3. 本日承認された自衛隊法第82条に基づく自衛隊による海上における警備行動及びこれと一体となって実施される海上保安庁法第5条第14号に基づく海上保安庁による司法警察活動並びに「海賊行為への処罰及び海賊行為への対処に関する法律案」第7条第1項に基づく自衛隊による海賊対処行動及び同法案第5条第1項に規定する海上保安庁による海賊行為への対処については、自衛官、海上保安官等が携行する武器等や使用する艦船等に武器輸出三原則等における武器等に該当するものが含まれることから、これらの活動に伴う外国の領域への寄港等が武器輸出三原則等における武器等の輸出を伴うことが想定される。そこで、政府としては、その限りにおいて、武器輸出三原則等によらないこととする。
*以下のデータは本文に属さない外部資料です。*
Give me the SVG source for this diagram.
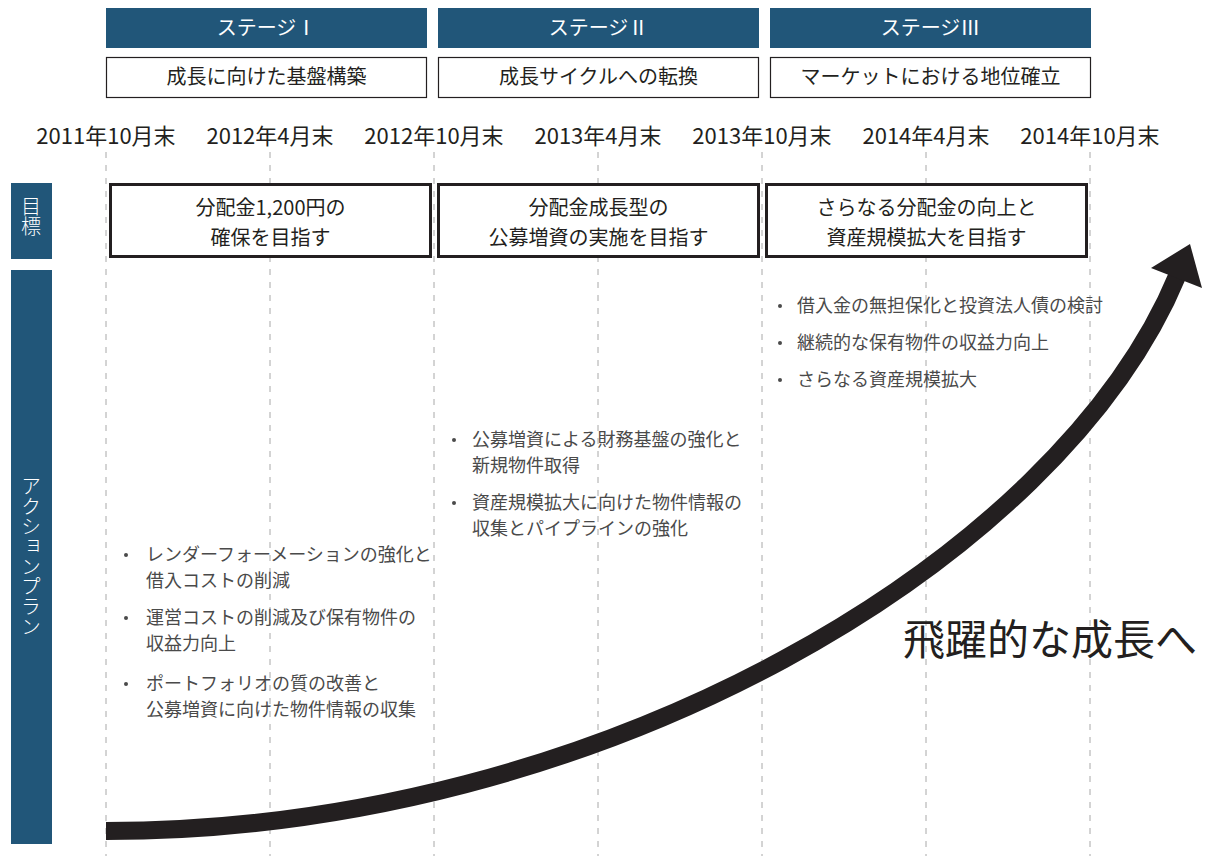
<svg xmlns="http://www.w3.org/2000/svg" width="1205" height="856" viewBox="0 0 1205 856">
<style>
text{font-family:"Noto Sans CJK JP","Noto Sans",sans-serif;}
.hdr{fill:#215679;}
.hdrt{fill:#fff;font-size:20px;text-anchor:middle;}
.sub{fill:#fff;stroke:#231f20;stroke-width:1.2;}
.subt{fill:#231f20;font-size:20px;text-anchor:middle;}
.date{fill:#231f20;font-size:22px;text-anchor:middle;}
.grid{stroke:#a8a8a8;stroke-width:1;stroke-dasharray:6 7;}
.goal{fill:#fff;stroke:#231f20;stroke-width:3;}
.goalt{fill:#231f20;font-size:20px;text-anchor:middle;}
.side{fill:#215679;}
.sidet{fill:#fff;font-size:20px;font-weight:300;writing-mode:vertical-rl;text-orientation:upright;}
.item{fill:#4a4a4a;font-size:18px;}
.dot{fill:#4a4a4a;}
</style>
<rect width="1205" height="856" fill="#fff"/>
<g id="grid">
<line class="grid" x1="106" y1="152" x2="106" y2="856"/>
<line class="grid" x1="270" y1="152" x2="270" y2="856"/>
<line class="grid" x1="434" y1="152" x2="434" y2="856"/>
<line class="grid" x1="598" y1="152" x2="598" y2="856"/>
<line class="grid" x1="762" y1="152" x2="762" y2="856"/>
<line class="grid" x1="926" y1="152" x2="926" y2="856"/>
<line class="grid" x1="1090" y1="152" x2="1090" y2="856"/>
</g>
<g id="stage1">
<rect class="hdr" x="106" y="8" width="321" height="40"/>
<text class="hdrt" x="266.5" y="35">ステージⅠ</text>
<rect class="sub" x="106.5" y="57.5" width="320" height="40"/>
<text class="subt" x="266.5" y="84">成長に向けた基盤構築</text>
</g>
<g id="stage2">
<rect class="hdr" x="438" y="8" width="321" height="40"/>
<text class="hdrt" x="598.5" y="35">ステージⅡ</text>
<rect class="sub" x="438.5" y="57.5" width="320" height="40"/>
<text class="subt" x="598.5" y="84">成長サイクルへの転換</text>
</g>
<g id="stage3">
<rect class="hdr" x="770" y="8" width="321" height="40"/>
<text class="hdrt" x="930.5" y="35">ステージⅢ</text>
<rect class="sub" x="770.5" y="57.5" width="320" height="40"/>
<text class="subt" x="930.5" y="84">マーケットにおける地位確立</text>
</g>
<g id="dates">
<text class="date" x="106" y="144">2011年10月末</text>
<text class="date" x="270" y="144">2012年4月末</text>
<text class="date" x="434" y="144">2012年10月末</text>
<text class="date" x="598" y="144">2013年4月末</text>
<text class="date" x="762" y="144">2013年10月末</text>
<text class="date" x="926" y="144">2014年4月末</text>
<text class="date" x="1090" y="144">2014年10月末</text>
</g>
<g id="side-goal">
<rect class="side" x="11" y="183" width="41" height="76"/>
<text class="sidet" x="31" y="196">目標</text>
</g>
<g id="side-action">
<rect class="side" x="11" y="270" width="41" height="574"/>
<text class="sidet" x="31" y="476">アクションプラン</text>
</g>
<g id="goal1">
<rect class="goal" x="110.5" y="184.5" width="320" height="72"/>
<text class="goalt" x="270.5" y="215">分配金1,200円の</text>
<text class="goalt" x="270.5" y="245">確保を目指す</text>
</g>
<g id="goal2">
<rect class="goal" x="438.5" y="184.5" width="320" height="72"/>
<text class="goalt" x="598.5" y="215">分配金成長型の</text>
<text class="goalt" x="598.5" y="245">公募増資の実施を目指す</text>
</g>
<g id="goal3">
<rect class="goal" x="766.5" y="184.5" width="320" height="72"/>
<text class="goalt" x="926.5" y="215">さらなる分配金の向上と</text>
<text class="goalt" x="926.5" y="245">資産規模拡大を目指す</text>
</g>
<g id="connectors">
<path d="M106,831 C600,831 1060,560 1178,274" fill="none" stroke="#231f20" stroke-width="18"/>
<polygon points="1190,244 1151,268 1202,288" fill="#231f20"/>
</g>
<g id="actions1">
<circle class="dot" cx="126" cy="555" r="2"/>
<text class="item" x="146" y="561">レンダーフォーメーションの強化と</text>
<text class="item" x="146" y="587">借入コストの削減</text>
<circle class="dot" cx="126" cy="618" r="2"/>
<text class="item" x="146" y="624">運営コストの削減及び保有物件の</text>
<text class="item" x="146" y="650">収益力向上</text>
<circle class="dot" cx="126" cy="684" r="2"/>
<text class="item" x="146" y="690">ポートフォリオの質の改善と</text>
<text class="item" x="146" y="716">公募増資に向けた物件情報の収集</text>
</g>
<g id="actions2">
<circle class="dot" cx="454" cy="440" r="2"/>
<text class="item" x="472" y="446">公募増資による財務基盤の強化と</text>
<text class="item" x="472" y="472">新規物件取得</text>
<circle class="dot" cx="454" cy="503" r="2"/>
<text class="item" x="472" y="509">資産規模拡大に向けた物件情報の</text>
<text class="item" x="472" y="535">収集とパイプラインの強化</text>
</g>
<g id="actions3">
<circle class="dot" cx="780" cy="306" r="2"/>
<text class="item" x="797" y="312">借入金の無担保化と投資法人債の検討</text>
<circle class="dot" cx="780" cy="343" r="2"/>
<text class="item" x="797" y="349">継続的な保有物件の収益力向上</text>
<circle class="dot" cx="780" cy="380" r="2"/>
<text class="item" x="797" y="386">さらなる資産規模拡大</text>
</g>
<g id="headline">
<text x="903" y="655" fill="#231f20" font-size="42">飛躍的な成長へ</text>
</g>
</svg>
もとより、この場合においても、

(1) 本日承認された自衛隊法第82条に基づく自衛隊による海上における警備行動及びこれと一体となって実施される海上保安庁法第5条第14号に基づく海上保安庁による司法警察活動は、自衛隊法及び海上保安庁法に基づき海上における日本国民の生命及び財産の保護のために行われる海賊事案への対処に限定されるものであること

(2) 「海賊行為の処罰及び海賊行為への対処に関する法律案」第7条第1項に基づく自衛隊による海賊対処行動及び同法案第5条第1項に規定する海上保安庁による海賊行為への対処は、海賊行為に適切かつ効果的に対処し、海上における公共の安全と秩序の維持を図るため、同法案の範囲に限って行われるものであること

(3) 自衛官、海上保安官等が使用するために輸出する武器等については、自衛隊、海上保安庁等により厳格に管理され、任務終了後我が国に持ち帰ることとしていること及び当該武器等の使用は、自衛隊法、海上保安庁法及び「海賊行為の処罰及び海賊行為への対処に関する法律案」に定める要件を充足する場合に限定されること

により、国際紛争等を助長することを回避するという武器輸出三原則等のよってたつ平和国家としての基本理念は確保されることとなる。

 なお、政府としては、今後とも武器輸出三原則等に関しては、国際紛争等を助長することを回避するというその基本理念を維持していく考えである。